Free speech absolutism fails in an academic setting, Rouse argued, when it allows equal footing to the belief of a climate-change skeptic that "all the science discovered over the last X-number of centuries were irrelevant" and the arguments supporting climate change from a scientist.

Rouse seems to see in this scenario a failure of free speech, rather than an opportunity to challenge ideas and see how they hold up in the marketplace of ideas. Preventing the climate change skeptic from talking about his views won't make them disappear.

And it isn't just academia, Rouse contended. No other social institution values free speech absolutism. Every institution has some sort of speech constraint, she said. A defendant can't walk into a courtroom and just start preaching his innocence. The rules and procedures of court prohibit this and, appropriately, Rouse said.

To some degree Rouse is correct. Institutions ranging from the courts to the media have some restraints on speech. People self-censor for a variety of reasons. Rouse misses the mark when she suggests the goal of free speech is to allow people to say whatever they want, consequences be damned.

The goal of free speech is to allow engagement in open dialogue with others in the marketplace of ideas without the government imposing censorship or punishment. It is with intention that freedom of speech is included in the first of the Bill of Rights. The Founding Fathers valued the ability to speak freely for myriad reasons, particularly because it guaranteed citizens the right to to openly criticize their government.
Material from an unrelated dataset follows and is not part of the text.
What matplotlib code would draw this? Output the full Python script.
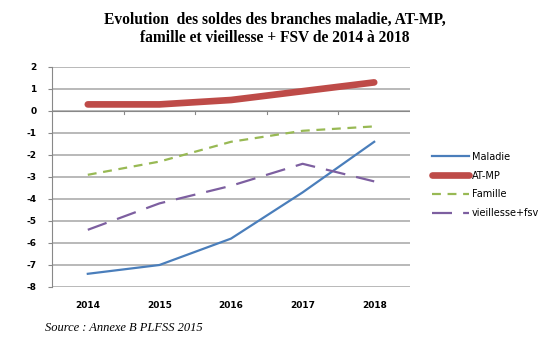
import matplotlib
matplotlib.use("Agg")
import matplotlib.pyplot as plt
import numpy as np

years = ["2014", "2015", "2016", "2017", "2018"]
maladie = [-7.4, -7.0, -5.8, -3.7, -1.4]
atmp = [0.3, 0.3, 0.5, 0.9, 1.3]
famille = [-2.9, -2.3, -1.4, -0.9, -0.7]
vieillesse = [-5.4, -4.2, -3.4, -2.4, -3.2]
yticks = list(range(-8, 3))

fig = plt.figure(figsize=(5.5, 3.49), dpi=100)
ax = fig.add_axes([52/550, 1-287/349, (410-52)/550, (287-67)/349])

x = np.arange(len(years))
ax.plot(x, maladie, color="#4A7EBB", lw=1.6, label="Maladie")
ax.plot(x, atmp, color="#BE4B48", lw=4.8, solid_capstyle="round", label="AT-MP")
ax.plot(x, famille, color="#98B954", lw=1.6, dashes=(4, 3), label="Famille")
ax.plot(x, vieillesse, color="#7D5FA0", lw=1.6, dashes=(9, 5), label="vieillesse+fsv")

ax.set_xlim(-0.5, len(years) - 0.5)
ax.set_ylim(-8, 2)
ax.set_yticks(yticks)
ax.set_yticklabels([str(v) for v in yticks], fontsize=6.5, fontweight="bold")
ax.set_xticks(x)
ax.set_xticklabels(years, fontsize=6.5, fontweight="bold")
ax.tick_params(axis="x", length=0, pad=10)
ax.tick_params(axis="y", length=3, width=0.8, color="#888888", pad=8)

ax.grid(axis="y", color="#A6A6A6", lw=1.1)
ax.set_axisbelow(True)
for s in ["top", "right", "bottom"]:
    ax.spines[s].set_visible(False)
ax.spines["left"].set_color("#888888")
ax.spines["left"].set_linewidth(0.8)
# category axis at y=0
ax.axhline(0, color="#888888", lw=0.8, zorder=1)
for b in np.arange(0.5, len(years) - 0.5, 1.0):
    ax.plot([b, b], [0, -0.12], color="#888888", lw=0.8, zorder=1)

leg = fig.legend(loc="upper left", bbox_to_anchor=(423/550, 1-143/349), frameon=False,
                 fontsize=7, handlelength=3.8, labelspacing=0.9, handletextpad=0.3)

fig.text(0.5, 1-20/349, "Evolution  des soldes des branches maladie, AT-MP,",
         ha="center", va="center", family="Liberation Serif", fontweight="bold", fontsize=11.2)
fig.text(0.5, 1-38/349, "famille et vieillesse + FSV de 2014 à 2018",
         ha="center", va="center", family="Liberation Serif", fontweight="bold", fontsize=11.2)
fig.text(45/550, 1-328/349, "Source : Annexe B PLFSS 2015", ha="left", va="center",
         family="Liberation Serif", style="italic", fontsize=9)

fig.savefig("out.png", dpi=100)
Freely criticizing the government is something Rouse should support. After all, she started a project called Trumplandia, documenting with essays, articles, poems, video clips, or other media the impact of Trump's presidency. Rouse calls Trump's campaign slogan "Make America Great Again" racist and authoritarian. Without free speech in academia, Rouse's project would not exist.

Absolute free speech does not mean unchallenged speech, as Rouse seems to believe. Rather, it secures the opportunity for even unpopular ideas to be explored. Restraining speech won't make "bad" ideas go away and it won't suddenly changes the minds of people who hold unpopular or even offensive ideas.

As Kat Timpf argues in National Review, "If you understand that you have a right to free speech because you are a member of a free society, then you also understand that the whole 'free society' thing means that all other members have the same right, too."

It is disappointing a professor would so misrepresent freedom of speech at the institution where all ideas should be freely and openly debated. Open dialogue allows for challenges and for ideas to evolve.

Students, professors, and university officials should resist the siren call of restricting free speech on campuses. There is nothing to be gained, only lost, by limiting the engagement with different ideas and beliefs.